Imperfect produce isn’t just fine to eat - It’s delicious! We sometimes assume that when we’re choosing to eat fugly, we’re settling for less. This is by no means the case. If we limit what we taste to fruit and vegetables that look good, we’re missing out on countless tasty treats. It can be challenging to look beyond how a piece of produce looks, but did you know that the science actually backs us up here, and that looks can be deceiving?
Look ≠ Flavour
The kind of fruit and vegetables that wind up in a Good And Fugly box is originally rejected by supermarkets based on how they look alone. Major retailers have specific criterias for the cosmetic standards they set, meaning that lots of fresh and perfectly tasting produce would otherwise go to waste. Fortunately, this means that Fuglies taste just as good as the produce on shelves that is perfectly shaped and coloured.

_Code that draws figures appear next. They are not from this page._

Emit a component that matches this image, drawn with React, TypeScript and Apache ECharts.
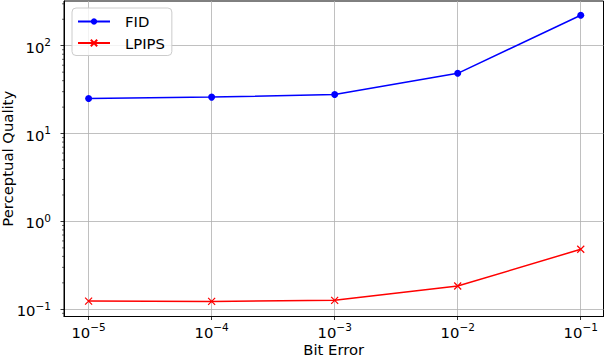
import React, { useEffect, useRef } from "react";
import * as echarts from "echarts";

const bitErrors = [1e-5, 1e-4, 1e-3, 1e-2, 1e-1];
const fid = [25.1, 26.0, 27.9, 48.5, 222];
const lpips = [0.124, 0.123, 0.1265, 0.184, 0.482];
const xTicks = [1e-5, 1e-4, 1e-3, 1e-2, 1e-1];
const yTicks = [0.1, 1, 10, 100];
const yMinorTicks = [
  0.09, 0.2, 0.3, 0.4, 0.5, 0.6, 0.7, 0.8, 0.9,
  2, 3, 4, 5, 6, 7, 8, 9,
  20, 30, 40, 50, 60, 70, 80, 90,
  200, 300,
];

const FONT = "DejaVu Sans";
const FS = 14.8;
const X_MIN = Math.pow(10, -5.2);
const X_MAX = Math.pow(10, -0.815);
const Y_MIN = Math.pow(10, -1.082);
const Y_MAX = Math.pow(10, 2.509);

const pow10Label = (v: number) => {
  const e = Math.round(Math.log10(v));
  return `{b|10}{s|${e < 0 ? "\u2212" : ""}${Math.abs(e)}}`;
};

const richLabel = {
  b: { fontSize: FS, fontFamily: FONT, color: "#000", lineHeight: 18, verticalAlign: "bottom" },
  s: { fontSize: 10.5, fontFamily: FONT, color: "#000", lineHeight: 12, verticalAlign: "top" },
};

const xMark = "path://M0,0L10,10M10,0L0,10";

export default function App() {
  const ref = useRef<HTMLDivElement>(null);
  useEffect(() => {
    document.body.style.margin = "0";
    const chart = echarts.init(ref.current!, null, { renderer: "svg" });
    chart.setOption({
      animation: false,
      textStyle: { fontFamily: FONT },
      grid: {
        left: 64,
        right: 2.5,
        top: 1,
        bottom: 39.5,
        containLabel: false,
        outerBoundsMode: "none",
        show: true,
        borderColor: "#000",
        borderWidth: 1,
        backgroundColor: "transparent",
      },
      legend: {
        data: ["FID", "LPIPS"],
        left: 72,
        top: 8,
        orient: "vertical",
        itemWidth: 32,
        itemHeight: 8,
        itemGap: 4.5,
        padding: [5, 7, 4, 5],
        backgroundColor: "rgba(255,255,255,0.8)",
        borderColor: "#cccccc",
        borderWidth: 1,
        borderRadius: 4,
        textStyle: { fontFamily: FONT, fontSize: FS, color: "#000", lineHeight: 17, padding: [0, 0, 0, 10] },
      },
      xAxis: {
        type: "log",
        logBase: 10,
        min: X_MIN,
        max: X_MAX,
        name: "Bit Error",
        nameLocation: "middle",
        nameGap: 25,
        nameMoveOverlap: false,
        nameTextStyle: { fontFamily: FONT, fontSize: FS, color: "#000" },
        axisLine: { show: true, lineStyle: { color: "#000", width: 1 } },
        axisTick: { show: true, length: 3.5, lineStyle: { color: "#000", width: 0.8 }, customValues: xTicks },
        axisLabel: { margin: 5, formatter: pow10Label, rich: richLabel, customValues: xTicks },
        splitLine: { show: true, lineStyle: { color: "#b0b0b0", width: 0.8 } },
        minorTick: { show: false },
      },
      yAxis: {
        type: "log",
        logBase: 10,
        min: Y_MIN,
        max: Y_MAX,
        name: "Perceptual Quality",
        nameLocation: "middle",
        nameGap: 49,
        nameMoveOverlap: false,
        nameTextStyle: { fontFamily: FONT, fontSize: FS, color: "#000" },
        axisLine: { show: true, lineStyle: { color: "#000", width: 1 } },
        axisTick: { show: true, length: 3.5, lineStyle: { color: "#000", width: 0.8 }, customValues: yTicks },
        axisLabel: { margin: 13, formatter: pow10Label, rich: richLabel, customValues: yTicks },
        splitLine: { show: true, lineStyle: { color: "#b0b0b0", width: 0.8 } },
        minorTick: { show: false },
      },
      series: [
        {
          name: "FID",
          type: "line",
          data: bitErrors.map((x, i) => [x, fid[i]]),
          symbol: "circle",
          symbolSize: 7,
          lineStyle: { color: "#0000ff", width: 1.5 },
          itemStyle: { color: "#0000ff", borderColor: "#0000ff", borderWidth: 0 },
          z: 3,
        },
        {
          name: "LPIPS",
          type: "line",
          data: bitErrors.map((x, i) => [x, lpips[i]]),
          symbol: xMark,
          symbolSize: 7,
          lineStyle: { color: "#ff0000", width: 1.5 },
          itemStyle: { color: "#ff0000", borderColor: "#ff0000", borderWidth: 1.2 },
          z: 3,
        },
        {
          name: "minor",
          type: "custom",
          silent: true,
          clip: false,
          data: yMinorTicks.map((v) => [1e-3, v]),
          renderItem: (params: any, api: any) => {
            const cs = params.coordSys;
            const p = api.coord([api.value(0), api.value(1)]);
            return {
              type: "line",
              shape: { x1: cs.x - 2, y1: p[1], x2: cs.x, y2: p[1] },
              style: { stroke: "#000", lineWidth: 0.6 },
            };
          },
        },
      ],
    });
    return () => chart.dispose();
  }, []);
  return <div ref={ref} style={{ width: 606, height: 356 }} />;
}
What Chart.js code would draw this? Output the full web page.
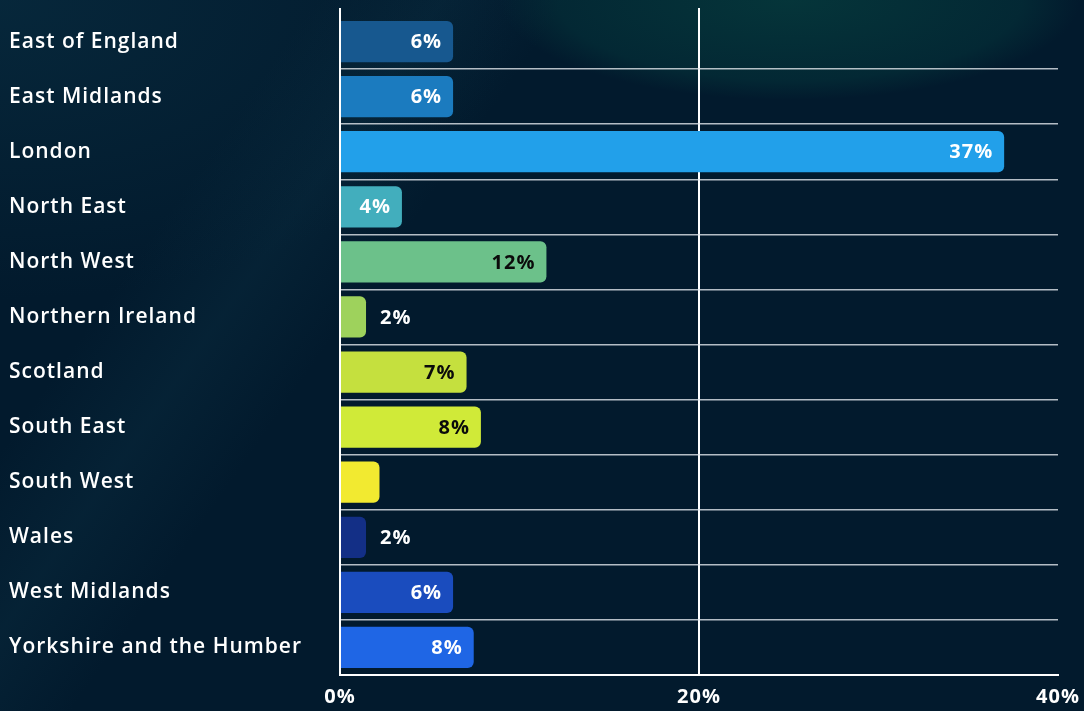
<!DOCTYPE html>
<html>
<head>
<meta charset="utf-8">
<script src="https://cdn.jsdelivr.net/npm/chart.js@4.4.1/dist/chart.umd.min.js"></script>
<style>
  html, body { margin: 0; padding: 0; }
  body {
    width: 1084px; height: 711px; overflow: hidden;
    background-color: #021a2d;
    background-image:
      radial-gradient(ellipse 290px 100px at 790px 0px, rgba(6,62,62,0.75) 0%, rgba(4,52,58,0.55) 80%, rgba(3,45,55,0) 100%),
      radial-gradient(ellipse 520px 300px at 0px 0px, rgba(10,50,70,0.55) 0%, rgba(5,35,55,0) 100%),
      linear-gradient(125deg, rgba(0,0,0,0) 20%, rgba(20,70,90,0.18) 28%, rgba(0,0,0,0) 36%);
  }
  #wrap { position: absolute; left: 0; top: 0; width: 1084px; height: 711px; }
</style>
</head>
<body>
<div id="wrap"><canvas id="c" width="1084" height="711"></canvas></div>
<script>
const categories = ["East of England", "East Midlands", "London", "North East", "North West", "Northern Ireland", "Scotland", "South East", "South West", "Wales", "West Midlands", "Yorkshire and the Humber"];
const values = [6.3, 6.3, 37.0, 3.45, 11.5, 1.45, 7.05, 7.85, 2.2, 1.45, 6.3, 7.45];
const valueLabels = ["6%", "6%", "37%", "4%", "12%", "2%", "7%", "8%", "", "2%", "6%", "8%"];
const barColors = ["#17588f", "#1b7bbf", "#22a0ea", "#42aebd", "#6cc18a", "#9ed25c", "#c5e03e", "#d0ea38", "#f2ea30", "#132f86", "#1a4cbe", "#1f66e5"];
const labelColors = ["#ffffff", "#ffffff", "#ffffff", "#ffffff", "#0b0b0b", "#ffffff", "#0b0b0b", "#0b0b0b", "#ffffff", "#ffffff", "#ffffff", "#ffffff"];
const xTicks = [0, 20, 40];

const FONT = "'Open Sans', 'Noto Sans', sans-serif";

const spacingPlugin = {
  id: 'spacing',
  beforeDraw(chart) { chart.ctx.letterSpacing = '1px'; },
  afterDraw(chart) { chart.ctx.letterSpacing = '0px'; }
};

const valueLabelPlugin = {
  id: 'valueLabels',
  afterDatasetsDraw(chart) {
    const ctx = chart.ctx;
    const meta = chart.getDatasetMeta(0);
    ctx.save();
    ctx.font = "700 20px " + FONT;
    ctx.textBaseline = 'middle';
    meta.data.forEach((bar, i) => {
      const txt = valueLabels[i];
      if (!txt) return;
      const w = bar.x - bar.base;
      if (w > 45) {
        ctx.textAlign = 'right';
        ctx.fillStyle = labelColors[i];
        ctx.fillText(txt, bar.x - 11, bar.y + 1);
      } else {
        ctx.textAlign = 'left';
        ctx.fillStyle = '#ffffff';
        ctx.fillText(txt, bar.x + 14, bar.y + 1);
      }
    });
    ctx.restore();
  }
};

const gridStubPlugin = {
  id: 'gridStub',
  afterDraw(chart) {
    const ctx = chart.ctx;
    const xs = chart.scales.x;
    const top = chart.chartArea.top;
    ctx.save();
    ctx.strokeStyle = '#ffffff';
    ctx.lineWidth = 2;
    [0, 20].forEach(v => {
      const px = Math.round(xs.getPixelForValue(v));
      ctx.beginPath();
      ctx.moveTo(px, top - 6);
      ctx.lineTo(px, top + 1);
      ctx.stroke();
    });
    ctx.restore();
  }
};

new Chart(document.getElementById('c'), {
  type: 'bar',
  data: {
    labels: categories,
    datasets: [{
      data: values,
      backgroundColor: barColors,
      borderRadius: 6,
      borderSkipped: 'start',
      categoryPercentage: 1.0,
      barPercentage: 0.75
    }]
  },
  options: {
    indexAxis: 'y',
    responsive: false,
    animation: false,
    devicePixelRatio: 1,
    layout: { padding: { left: 9, right: 26, top: 14, bottom: 0 } },
    plugins: { legend: { display: false }, tooltip: { enabled: false } },
    scales: {
      x: {
        min: 0, max: 40,
        afterBuildTicks(scale) { scale.ticks = xTicks.map(v => ({ value: v })); },
        afterFit(scale) { scale.height = 36; scale.paddingRight = 0; scale.paddingLeft = 0; },
        border: { display: true, color: '#ffffff', width: 2 },
        grid: {
          drawTicks: false,
          lineWidth: 2,
          color: (c) => (c.tick && c.tick.value === 20) ? '#ffffff' : 'rgba(0,0,0,0)'
        },
        ticks: {
          padding: 10,
          color: '#ffffff',
          font: { family: FONT, size: 20, weight: '700' },
          callback: (v) => v + '%'
        }
      },
      y: {
        afterFit(scale) { scale.width = 331; },
        border: { display: true, color: '#ffffff', width: 2 },
        grid: {
          offset: true,
          drawTicks: false,
          lineWidth: 1.5,
          color: (c) => c.index === 0 ? 'rgba(0,0,0,0)' : 'rgba(225,230,235,0.8)'
        },
        ticks: {
          crossAlign: 'far',
          padding: 0,
          color: '#ffffff',
          font: { family: FONT, size: 21, weight: '600' }
        }
      }
    }
  },
  plugins: [spacingPlugin, valueLabelPlugin, gridStubPlugin]
});
</script>
</body>
</html>
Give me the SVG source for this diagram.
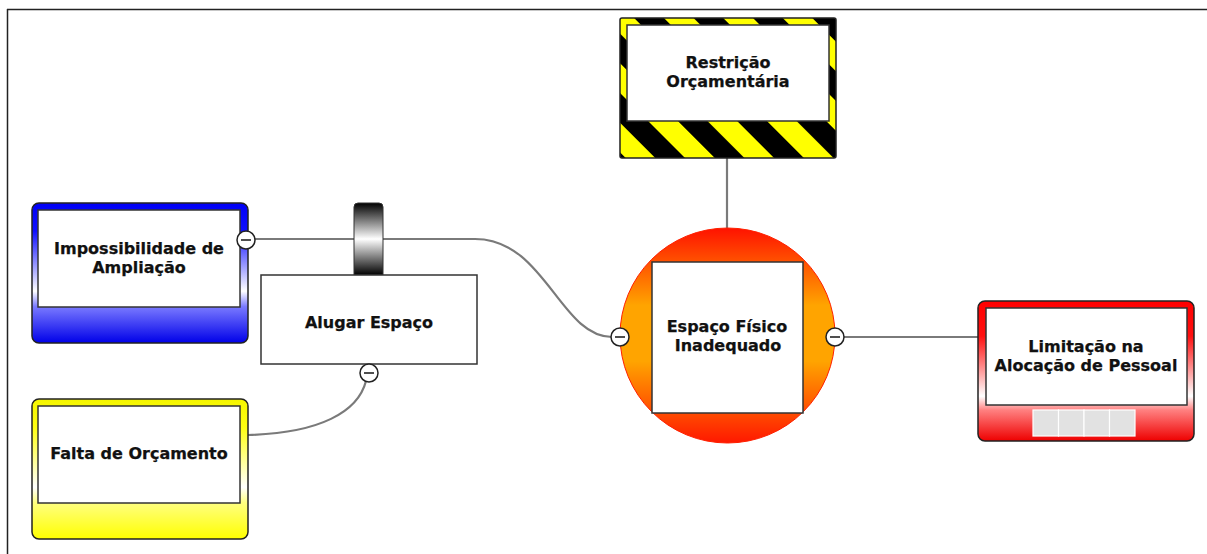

We’ve found that imperfect produce sometimes even actually tastes better than its perfect peers! It makes sense since it hasn't been sitting in storage for weeks or months, like a lot of the fruit and vegetables you get at the supermarket. The fruit and vegetables in a Good & Fugly box are always fresh and in season. This means its going to taste better than something that's sometimes been shipped halfway around the world. In fact, it's not uncommon for the fruit and veg in a Good & Fugly box to have been picked the day before.
Human intervention does not necessarily make fruit or vegetables taste better. Fugly fruit is often more natural, meaning that you can enjoy the natural flavours that the Earth offers us. Fruit and vegetables free of human-dicted cosmetic perfection are just as great when it comes to taste, nutrition and quality. This is particularly the case when perfect fruit and veggies are more likely to be exposed to more chemicals and pesticides.
Diversity of Flavours
When we eat imperfect fruit and produce, we are able to taste a natural diversity of flavours. Commercial farming often focuses on selling a select few varieties that have the best appearance for mass marketing. However, lesser-known and heirloom varieties, which are often more prone to imperfections (and more prone to show up in a Good And Fugly box), can offer an explosion of taste and texture that you miss out on in homogenised produce. Eating Fugly expands your palette beyond supermarket mandated flavours.
So, yes, imperfect produce offers a delightful world of flavours waiting to be explored. Contrary to the misconception that settling for "fugly" means sacrificing taste, choosing imperfect produce unveils a diverse array of deliciousness. These fruits and vegetables might have been rejected based on appearance, but they taste just as good, if not better, than their flawless counterparts. Choosing imperfect produce is not settling; it's a step towards reducing food waste and supporting sustainable practices while expanding our culinary horizons.